Asymmetric load tests with stress ratio of 0.1 at 25 °C, 750 °C and 1000 °C were performed to investigate the high-cycle and very-high-cycle fatigue properties of Inconel-713C Ni-based superalloy. Results show that the life at 750 °C is longer than that at 25 °C, but shortens as temperature keeps rising to 1000 °C. Relevant crack initiation and growth belong to the mixed Modes I & Ⅱ cracking along the maximum shear stress. Moreover, due to the effects of temperature and vacuum environment, threshold values for small and long cracks, and the transition crack size decreases as the temperature increases.
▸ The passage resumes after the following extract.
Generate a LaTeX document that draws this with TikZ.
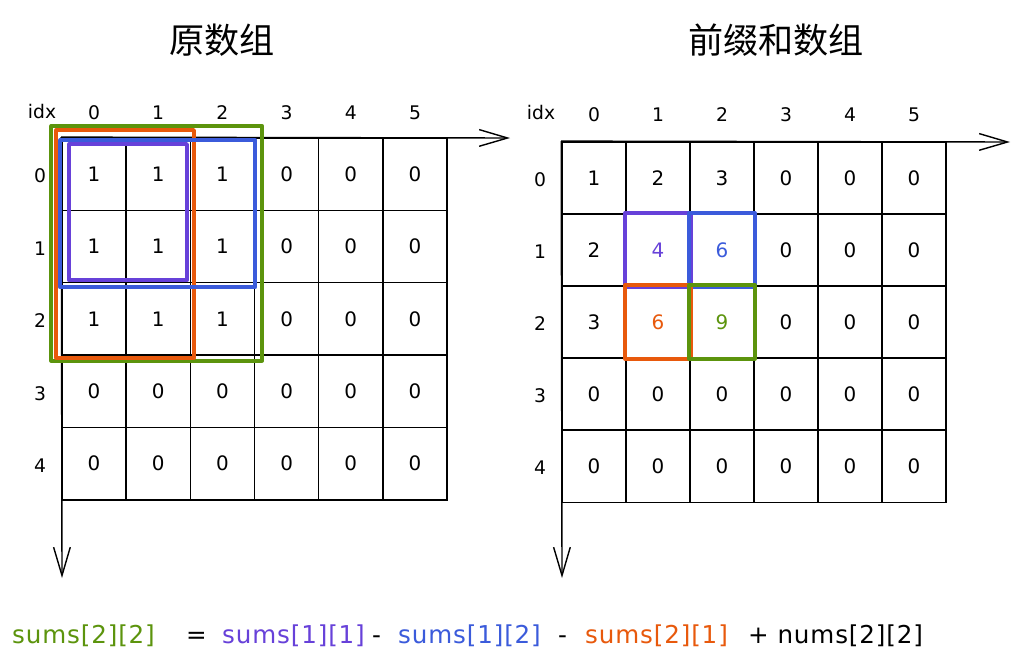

Moreover, further analysis of dislocation structures such as tangled dislocations, dislocation loops and finer stacking faults shows that the deformation mechanism with faceting cracking at 750 °C should be the interaction of bypassing and shearing mechanisms, especially under stress concentration effect of crack. Based on these, a crystallographic version of fatigue index parameter model for crack nucleation life is proposed and the predicted results are within a factor of two with respect to experimental data. The present model can be applied to predict the fatigue life based on the microstructure attributes and load conditions at different temperatures, which can effectively improve operational safety and reliability of structural components in reality.